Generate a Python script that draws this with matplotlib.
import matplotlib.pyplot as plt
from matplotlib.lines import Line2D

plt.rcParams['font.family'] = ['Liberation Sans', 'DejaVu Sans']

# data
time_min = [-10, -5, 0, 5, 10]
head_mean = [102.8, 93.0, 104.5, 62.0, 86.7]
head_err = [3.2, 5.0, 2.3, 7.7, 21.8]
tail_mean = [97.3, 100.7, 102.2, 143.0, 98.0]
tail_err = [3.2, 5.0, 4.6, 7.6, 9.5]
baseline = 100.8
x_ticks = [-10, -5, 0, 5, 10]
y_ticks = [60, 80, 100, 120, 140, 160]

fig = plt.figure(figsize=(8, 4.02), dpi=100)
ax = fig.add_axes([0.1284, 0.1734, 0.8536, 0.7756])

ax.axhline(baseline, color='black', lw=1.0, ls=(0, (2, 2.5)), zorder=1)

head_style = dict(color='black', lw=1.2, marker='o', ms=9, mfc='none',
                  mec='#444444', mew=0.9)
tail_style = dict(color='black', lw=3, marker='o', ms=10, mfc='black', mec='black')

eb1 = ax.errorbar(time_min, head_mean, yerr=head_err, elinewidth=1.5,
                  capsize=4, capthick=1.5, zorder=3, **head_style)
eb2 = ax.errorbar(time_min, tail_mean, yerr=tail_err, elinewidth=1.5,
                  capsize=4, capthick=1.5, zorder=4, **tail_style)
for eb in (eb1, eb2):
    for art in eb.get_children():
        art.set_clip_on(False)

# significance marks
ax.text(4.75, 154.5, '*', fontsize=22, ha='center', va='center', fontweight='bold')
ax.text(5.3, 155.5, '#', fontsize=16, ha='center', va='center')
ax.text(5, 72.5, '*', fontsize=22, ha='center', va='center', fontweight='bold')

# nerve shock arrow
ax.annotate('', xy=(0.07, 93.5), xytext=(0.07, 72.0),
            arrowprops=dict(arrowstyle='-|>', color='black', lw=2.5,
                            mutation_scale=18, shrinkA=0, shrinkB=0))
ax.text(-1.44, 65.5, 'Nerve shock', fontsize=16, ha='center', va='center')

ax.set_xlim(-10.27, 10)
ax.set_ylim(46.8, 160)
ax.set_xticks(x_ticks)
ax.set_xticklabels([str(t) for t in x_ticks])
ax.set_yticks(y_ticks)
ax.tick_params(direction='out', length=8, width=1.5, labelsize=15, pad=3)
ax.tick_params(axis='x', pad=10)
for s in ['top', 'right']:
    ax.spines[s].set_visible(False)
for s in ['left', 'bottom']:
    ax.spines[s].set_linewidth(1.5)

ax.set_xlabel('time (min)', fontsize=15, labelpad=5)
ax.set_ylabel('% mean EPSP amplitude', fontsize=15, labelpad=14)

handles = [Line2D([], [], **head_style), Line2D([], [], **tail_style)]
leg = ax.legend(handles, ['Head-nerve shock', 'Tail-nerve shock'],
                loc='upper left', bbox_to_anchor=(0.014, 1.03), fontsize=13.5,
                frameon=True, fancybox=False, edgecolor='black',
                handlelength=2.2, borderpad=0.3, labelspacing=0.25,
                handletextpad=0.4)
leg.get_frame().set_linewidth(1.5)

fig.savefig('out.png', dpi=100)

---

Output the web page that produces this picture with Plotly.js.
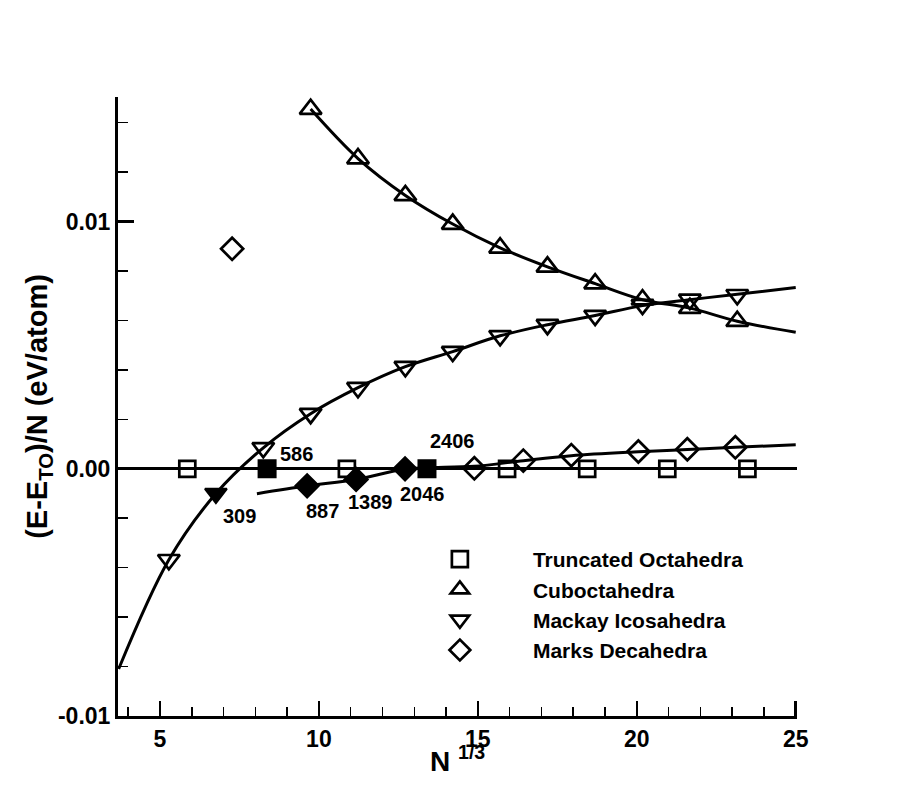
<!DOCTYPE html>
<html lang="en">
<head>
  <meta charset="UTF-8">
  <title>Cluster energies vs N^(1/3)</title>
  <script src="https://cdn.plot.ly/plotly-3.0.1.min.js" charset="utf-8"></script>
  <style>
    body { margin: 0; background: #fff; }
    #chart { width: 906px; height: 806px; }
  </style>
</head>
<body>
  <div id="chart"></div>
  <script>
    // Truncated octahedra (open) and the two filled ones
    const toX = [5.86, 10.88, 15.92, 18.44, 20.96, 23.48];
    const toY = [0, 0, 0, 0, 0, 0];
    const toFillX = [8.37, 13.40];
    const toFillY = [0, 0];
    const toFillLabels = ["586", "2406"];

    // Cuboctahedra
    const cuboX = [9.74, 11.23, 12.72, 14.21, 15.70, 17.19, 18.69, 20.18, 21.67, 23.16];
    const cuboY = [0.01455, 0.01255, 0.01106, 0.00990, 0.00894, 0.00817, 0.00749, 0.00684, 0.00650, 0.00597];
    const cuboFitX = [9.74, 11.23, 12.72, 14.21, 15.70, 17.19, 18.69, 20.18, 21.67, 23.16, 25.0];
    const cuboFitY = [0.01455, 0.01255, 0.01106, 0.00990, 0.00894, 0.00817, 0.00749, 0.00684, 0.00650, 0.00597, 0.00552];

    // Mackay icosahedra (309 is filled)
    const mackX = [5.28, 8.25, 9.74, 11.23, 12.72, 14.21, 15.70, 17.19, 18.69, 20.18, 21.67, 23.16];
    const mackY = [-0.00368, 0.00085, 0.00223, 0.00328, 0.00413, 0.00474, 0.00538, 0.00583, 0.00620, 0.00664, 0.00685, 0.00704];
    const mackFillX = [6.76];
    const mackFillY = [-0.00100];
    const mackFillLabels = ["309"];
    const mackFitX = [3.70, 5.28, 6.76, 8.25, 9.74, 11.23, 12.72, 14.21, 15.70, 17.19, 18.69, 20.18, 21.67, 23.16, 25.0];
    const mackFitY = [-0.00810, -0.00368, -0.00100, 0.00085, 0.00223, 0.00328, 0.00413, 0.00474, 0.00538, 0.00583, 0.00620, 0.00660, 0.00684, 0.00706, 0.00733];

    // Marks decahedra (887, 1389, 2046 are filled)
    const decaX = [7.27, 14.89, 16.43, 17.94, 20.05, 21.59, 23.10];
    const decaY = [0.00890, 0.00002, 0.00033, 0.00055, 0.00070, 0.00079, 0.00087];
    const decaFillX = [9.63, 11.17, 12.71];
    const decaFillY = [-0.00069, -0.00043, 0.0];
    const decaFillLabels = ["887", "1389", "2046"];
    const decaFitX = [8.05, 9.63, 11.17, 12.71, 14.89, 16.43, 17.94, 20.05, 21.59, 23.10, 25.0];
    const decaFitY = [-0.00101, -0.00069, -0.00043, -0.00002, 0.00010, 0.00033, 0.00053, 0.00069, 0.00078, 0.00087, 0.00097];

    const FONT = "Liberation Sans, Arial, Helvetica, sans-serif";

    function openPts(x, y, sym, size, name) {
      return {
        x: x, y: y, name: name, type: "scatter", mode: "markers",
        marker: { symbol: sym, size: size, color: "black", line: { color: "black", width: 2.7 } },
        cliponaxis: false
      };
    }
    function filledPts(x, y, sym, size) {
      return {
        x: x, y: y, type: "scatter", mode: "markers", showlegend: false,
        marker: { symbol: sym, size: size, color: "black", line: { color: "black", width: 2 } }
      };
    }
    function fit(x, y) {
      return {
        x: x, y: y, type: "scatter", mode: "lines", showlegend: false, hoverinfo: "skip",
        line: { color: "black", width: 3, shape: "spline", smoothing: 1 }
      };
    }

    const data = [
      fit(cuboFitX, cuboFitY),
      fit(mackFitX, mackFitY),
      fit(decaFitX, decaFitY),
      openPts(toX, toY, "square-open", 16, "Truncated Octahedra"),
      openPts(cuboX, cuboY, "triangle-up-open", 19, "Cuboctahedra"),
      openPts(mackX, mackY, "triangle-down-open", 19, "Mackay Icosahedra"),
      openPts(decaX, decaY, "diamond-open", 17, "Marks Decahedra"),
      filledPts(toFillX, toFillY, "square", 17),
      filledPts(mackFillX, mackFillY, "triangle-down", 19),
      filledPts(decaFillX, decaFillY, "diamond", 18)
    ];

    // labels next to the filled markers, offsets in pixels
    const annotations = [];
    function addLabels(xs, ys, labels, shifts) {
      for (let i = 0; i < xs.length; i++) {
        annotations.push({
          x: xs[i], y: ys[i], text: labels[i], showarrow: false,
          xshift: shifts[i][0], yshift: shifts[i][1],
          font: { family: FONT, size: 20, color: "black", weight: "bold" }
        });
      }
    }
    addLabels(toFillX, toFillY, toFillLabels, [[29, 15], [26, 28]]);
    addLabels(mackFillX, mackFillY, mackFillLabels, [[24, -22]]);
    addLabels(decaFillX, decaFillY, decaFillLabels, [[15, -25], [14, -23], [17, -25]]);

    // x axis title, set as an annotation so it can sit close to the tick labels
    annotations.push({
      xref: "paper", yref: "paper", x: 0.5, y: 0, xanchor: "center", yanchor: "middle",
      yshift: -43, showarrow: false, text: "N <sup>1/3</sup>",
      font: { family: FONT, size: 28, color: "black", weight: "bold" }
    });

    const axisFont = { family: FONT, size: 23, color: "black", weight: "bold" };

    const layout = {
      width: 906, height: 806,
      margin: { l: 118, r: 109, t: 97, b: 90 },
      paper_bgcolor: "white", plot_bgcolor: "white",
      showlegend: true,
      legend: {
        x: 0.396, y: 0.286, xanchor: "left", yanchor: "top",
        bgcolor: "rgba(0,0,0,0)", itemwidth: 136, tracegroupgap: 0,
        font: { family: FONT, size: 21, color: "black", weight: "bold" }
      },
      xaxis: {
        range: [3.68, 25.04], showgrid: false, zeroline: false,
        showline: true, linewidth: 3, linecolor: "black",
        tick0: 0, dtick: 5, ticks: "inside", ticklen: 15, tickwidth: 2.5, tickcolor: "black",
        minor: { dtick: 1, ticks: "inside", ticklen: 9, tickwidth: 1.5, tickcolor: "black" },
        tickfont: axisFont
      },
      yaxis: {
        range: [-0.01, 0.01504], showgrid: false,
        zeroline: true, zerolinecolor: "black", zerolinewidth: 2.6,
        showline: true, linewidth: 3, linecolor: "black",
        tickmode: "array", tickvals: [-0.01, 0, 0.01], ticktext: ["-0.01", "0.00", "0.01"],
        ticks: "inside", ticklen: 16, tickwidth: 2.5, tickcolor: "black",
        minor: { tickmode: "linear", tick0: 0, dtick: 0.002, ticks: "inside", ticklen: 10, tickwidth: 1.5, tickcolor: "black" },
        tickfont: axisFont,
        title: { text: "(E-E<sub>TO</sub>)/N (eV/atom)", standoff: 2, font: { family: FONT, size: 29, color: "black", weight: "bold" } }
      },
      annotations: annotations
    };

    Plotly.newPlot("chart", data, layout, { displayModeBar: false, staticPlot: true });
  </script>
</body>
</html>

• _The task_: Identify the lines of the entries containing the string "script". Copy each such line.

• _Answer to this task_:
Generate a Python script that draws this with matplotlib.
  <script src="https://cdn.plot.ly/plotly-3.0.1.min.js" charset="utf-8"></script>
  <script>
  </script>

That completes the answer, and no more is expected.